Residents declined comment Monday night as they left the meeting at a high school near Dimock, saying they’d been instructed by a prosecutor not to talk.

“Our office remains laser focused on using our limited tools to restore clean drinking water for the residents of Dimock,” Jacklin Rhoads, a spokesperson in the attorney general’s office, said in a statement Tuesday. “Yesterday, our attorneys along with Pennsylvania American Water updated the impacted residents on the status of the case and the extensive independent research done with one goal — how best to provide clean water to their homes.”

Further details of the water line plan, including its cost and whether the driller, Coterra Energy Inc., will bear the financial burden as part of any settlement of the criminal case, were not publicly released Tuesday.

Residents of Dimock have used bottled water, bulk water purchased commercially, and even water drawn from creeks and artesian wells, saying they don’t trust the water coming from their wells.
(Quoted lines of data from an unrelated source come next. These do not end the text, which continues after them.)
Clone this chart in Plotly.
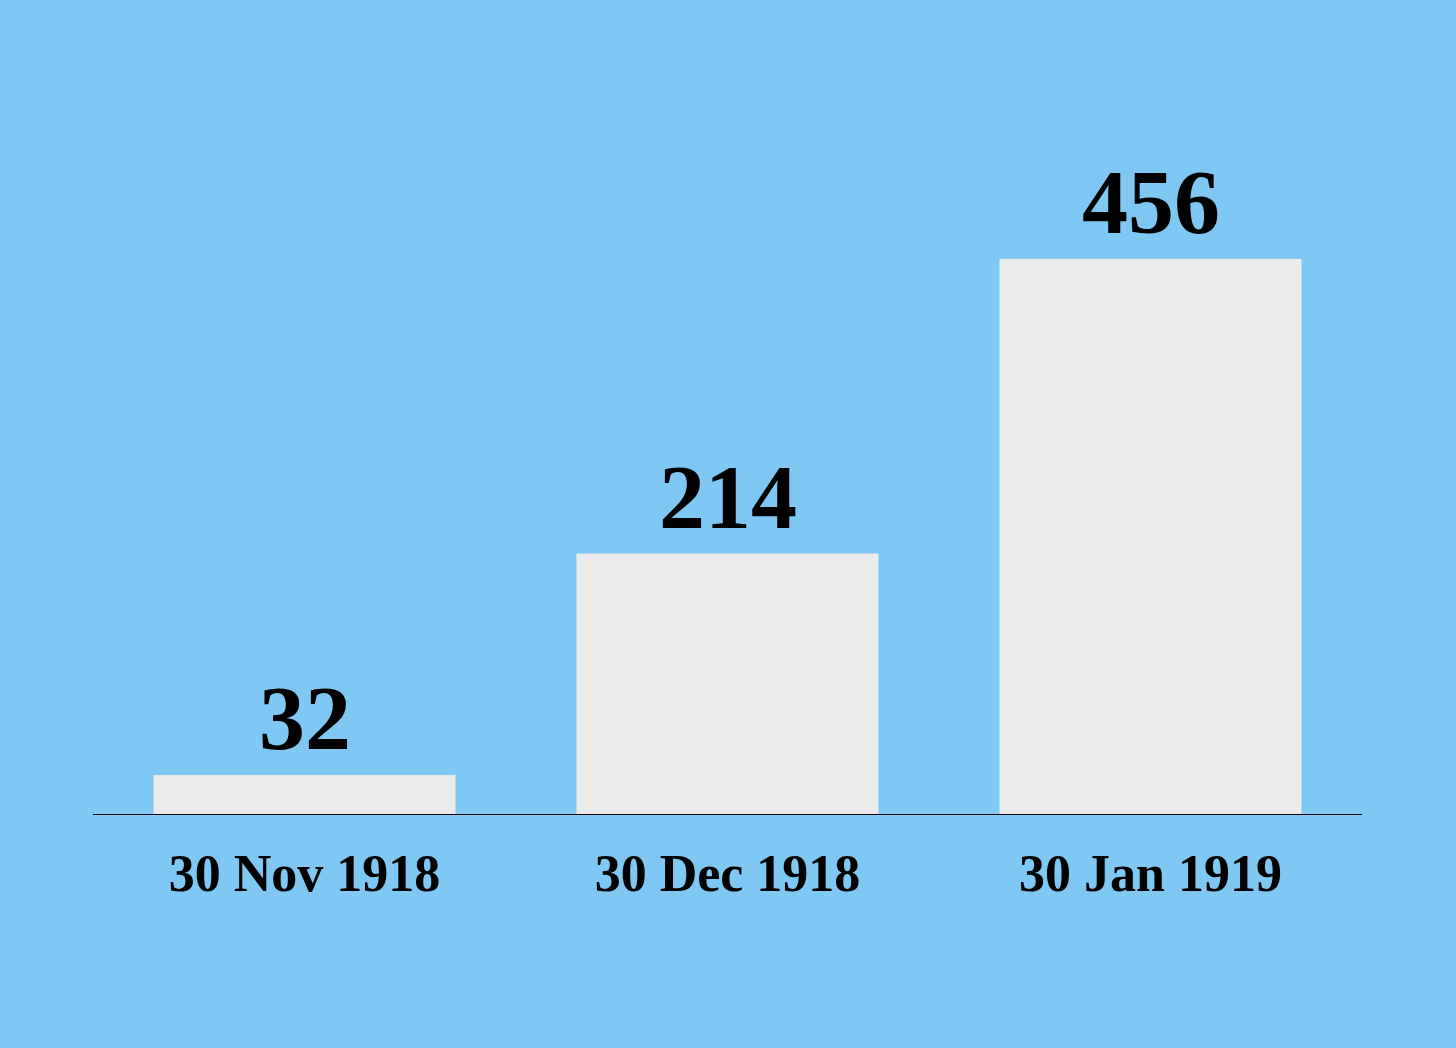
import plotly.graph_objects as go

categories = ["30 Nov 1918", "30 Dec 1918", "30 Jan 1919"]
values = [32, 214, 456]
value_labels = ["32", "214", "456"]

FONT = "Liberation Serif"
BG = "#7FC8F4"

fig = go.Figure()
fig.add_trace(go.Bar(
    x=categories, y=values,
    marker=dict(color="#EBEBEB", line=dict(width=0)),
    hoverinfo="skip",
))

for c, v, t in zip(categories, values, value_labels):
    fig.add_annotation(
        x=c, y=v, text=f"<b>{t}</b>", showarrow=False,
        yanchor="bottom", yshift=4,
        font=dict(family=FONT, size=92, color="#000000"),
    )

fig.update_layout(
    width=1456, height=1048,
    paper_bgcolor=BG, plot_bgcolor=BG,
    margin=dict(l=93, r=94, t=181, b=234),
    bargap=0.286,
    showlegend=False,
    xaxis=dict(
        showgrid=False, zeroline=False,
        showline=True, linecolor="#000000", linewidth=1,
        ticks="", ticklabelstandoff=14,
        tickfont=dict(family=FONT, size=52, color="#000000"),
        tickvals=categories, ticktext=[f"<b>{c}</b>" for c in categories],
    ),
    yaxis=dict(
        range=[0, 520], visible=False, showgrid=False, zeroline=False,
    ),
)

fig.write_html(
    "out.html",
    config={"displayModeBar": False},
    post_script="document.body.style.margin='0';document.body.style.background='" + BG + "';",
)
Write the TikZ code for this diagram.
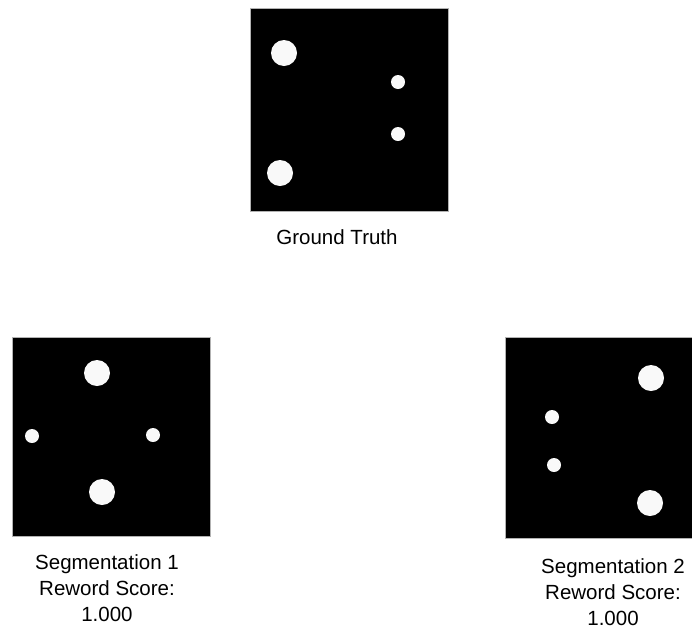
\documentclass[tikz,border=0pt]{standalone}
\usepackage{fontspec}
\setmainfont{Liberation Sans}
\begin{document}
\begin{tikzpicture}[x=1pt, y=-1pt,
    mask/.style={fill=black, draw=gray!60, line width=0.6pt},
    blob/.style={fill=gray!5},
    caption/.style={align=center, inner sep=0pt, font=\fontsize{20.5}{26}\selectfont}]

  \def\rbig{13}
  \def\rsmall{7}

  \useasboundingbox (0,0) rectangle (692,630);
  \clip (0,0) rectangle (692,630);

  % ---------------- ground truth ----------------
  \filldraw[mask] (250,8) rectangle (448,211);
  \fill[blob] (284,53) circle (\rbig);
  \fill[blob] (280,173) circle (\rbig);
  \fill[blob] (398,82) circle (\rsmall);
  \fill[blob] (398,134) circle (\rsmall);
  \node[caption] (gt) at (337,237) {Ground Truth};

  % ---------------- segmentation 1 ----------------
  \filldraw[mask] (12,337) rectangle (210,536);
  \fill[blob] (97,373) circle (\rbig);
  \fill[blob] (102,492) circle (\rbig);
  \fill[blob] (32,436) circle (\rsmall);
  \fill[blob] (153,435) circle (\rsmall);
  \node[caption] (segone) at (107,588) {Segmentation 1\\Reword Score:\\1.000};

  % ---------------- segmentation 2 (cut by the page edge) ----------------
  \filldraw[mask] (505,337) rectangle (703,538);
  \fill[blob] (651,378) circle (\rbig);
  \fill[blob] (650,503) circle (\rbig);
  \fill[blob] (552,417) circle (\rsmall);
  \fill[blob] (554,465) circle (\rsmall);
  \node[caption] (segtwo) at (613,592) {Segmentation 2\\Reword Score:\\1.000};

\end{tikzpicture}
\end{document}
The state attorney general’s office got involved in June 2020, filing criminal charges against the former Cabot Oil & Gas Corp. after a grand jury investigation found the company had failed to fix its faulty gas wells, which leaked flammable methane into residential water supplies in Dimock and surrounding communities.

Cabot, which recently merged with Denver-based Cimarex Energy Co. to form a new company, Coterra Energy Inc., has long maintained the gas in residents’ water was naturally occurring. It faces a total of 15 criminal counts, most of them felonies, including illegal discharge of industrial wastes and unlawful conduct under the state’s Clean Streams Law.

The company — the most prolific driller in the nation’s No. 2 natural gas-producing state — said Tuesday that it is working to resolve the criminal charges.

“Coterra remains committed to achieving an amicable resolution with the Office of the Attorney General. We continue to work towards a resolution that is productive and beneficial to the community and landowners,” said George Stark, a company spokesperson.

Pennsylvania American, meanwhile, was involved in the state’s aborted 2010 effort to connect the residents of Dimock to an existing municipal water system about 6 miles (9.6 kilometers) away.

A dozen years ago, state environmental regulators secured nearly $12 million in financing for the project — and pledged to sue Cabot to recoup the money — but were forced to back down under legal threat from the company and local officials, who called it a boondoggle. Instead, Cabot agreed to pay residents a total of $4.1 million and install individual water treatment systems.

But some residents say the systems never worked properly, forcing them to purchase bottled water for drinking and cooking and get larger deliveries of water for showering, washing dishes and flushing toilets. Those same residents flatly rejected a proposal by the attorney general’s office last December that Cabot pay for the installation of new treatment systems.

Democratic Attorney General Josh Shapiro won the state’s gubernatorial election this month and will take office in January.